MUI : Masyarakat Jangan Khawatir Soal Kehalalan Vaksin Covid 19

Loading

JAKARTA (IndependensI.com) – Majelis Ulama Indonesia (MUI) meminta masyarakat tetap tenang dan tidak mengembangkan narasi berlebihan terkait status kehalalan vaksin Covid 19 yang hingga kini masih menjalani fase uji klinis. Sebab, dalam keadaan darurat produk tertentu dapat dipakai meski status belum halal.

Direktur Lembaga Pengkajian Pangan, Obat-obatan dan Kosmetika Majelis Ulama Indonesia (LPPOM MUI) Lukmanul Hakim mengatakan, MUI akan transparan dengan vaksin COVID-19. Dia juga menjelaskan, secara hukum syariahsuatu produk dalam keadaan darurat tetap boleh digunakan umat Islam meski statusnya belum halal. Hal itu sebagaimana keadaan mendesak saat pandemi COVID-19 yang belum kunjung ada obat atau vaksinnya.

“Tentang kebolehan dipakai karena terdorong kedaruratan dan dihitung. Saya kira ini panduan hukum. Insyaallah hasil fatwa vaksin COVID-19 memang sesuai dengan sebenar-benarnya dengan panduan syariat Islam,” katanya seperti dikutip Antara, Minggu (1/11/2020).

Lukman mencontohkan ada Fatwa MUI yang memperbolehkan penggunaan vaksin Measles Rubella (MR) meski mengandung babi. Pembolehan itu karena alasan darurat. “Hal serupa tentu dapat berlaku untuk fatwa vaksin COVID-19 jika memang ditetapkan tidak halal,” tutur dia.

Kata dia, sebelumnya Wapres RI sekaligus Ketua MUI nonaktif KH Ma’ruf Amin mengatakan vaksin jika belum halal tetapi darurat maka bisa digunakan sesuai penetapan fatwa MUI.

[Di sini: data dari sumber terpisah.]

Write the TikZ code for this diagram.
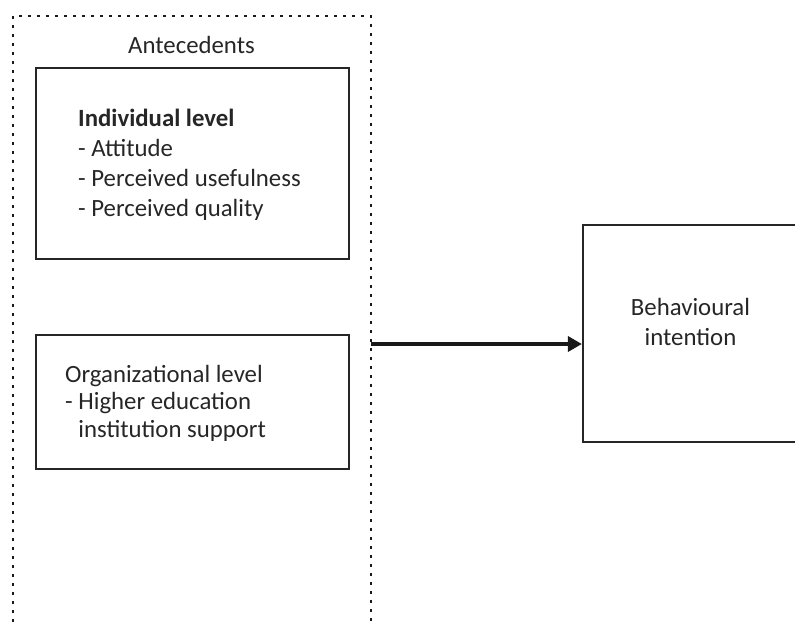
\documentclass[tikz,border=0pt]{standalone}
\usepackage{fontspec}
\setmainfont{Carlito}
\usetikzlibrary{arrows.meta}
\begin{document}
\begin{tikzpicture}[x=1pt,y=-1pt,
  box/.style={draw=black!85, line width=2.2pt, rectangle, inner sep=0pt},
  txt/.style={inner sep=0pt, font=\fontsize{24.8}{30}\selectfont, align=left, text=black!85},
  dotline/.style={line width=2.9pt, dash pattern=on 2.9pt off 6.1pt, black!90},
  arr/.style={line width=3.4pt, -{Triangle[length=14pt,width=15pt]}, black!90}]
\useasboundingbox (0,0) rectangle (795,625);
\clip (0,0) rectangle (795,625);
% dotted container
\draw[dotline] (13,640) -- (13,16) -- (371,16) -- (371,640);
\node[txt, anchor=base] (ante) at (191.5,53) {Antecedents};
% individual level
\node[box, minimum width=313pt, minimum height=191pt] (ind) at (192.5,163.5) {};
\node[txt, anchor=base west] (indt) at (78,216) {\textbf{Individual level}\\- Attitude\\- Perceived usefulness\\- Perceived quality};
% organizational level
\node[box, minimum width=313pt, minimum height=134pt] (org) at (192.5,402) {};
\node[txt, anchor=base west, font=\fontsize{24.8}{27.5}\selectfont] (orgt) at (65,437) {Organizational level\\- Higher education\\\phantom{- }institution support};
% behavioural intention
\node[box, minimum width=240pt, minimum height=217pt] (bi) at (703,333.5) {};
\node[txt, align=center, anchor=base] (bit) at (690.5,345) {Behavioural\\intention};
% arrow
\coordinate (a1) at (371,344);
\draw[arr] (a1) -- (a1 -| bi.west);
\end{tikzpicture}
\end{document}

Lukmanul Hakim mengatakan tim audit LPPOM MUI bersama delegasi Kementerian Kesehatan, Badan Pengawas Obat dan Makanan, Bio Farma dan unsur terkait sudah ke China pada pertengahan Oktober ini untuk melakukan audit vaksin COVID-19.

Ia mengatakan ada tiga hal penting untuk menentukan kehalalan vaksin, yaitu terkait sumber atau bahan dalam proses produksi, perusahaan memiliki komitmen menggunakan peralatan, fasilitas serta prosedur produksi yang terjamin kehalalannya.

Ketiga, ada autentikasi yang dibuktikan dengan uji laboratorium memastikan tidak ada kontaminasi kepalsuan produksi vaksin.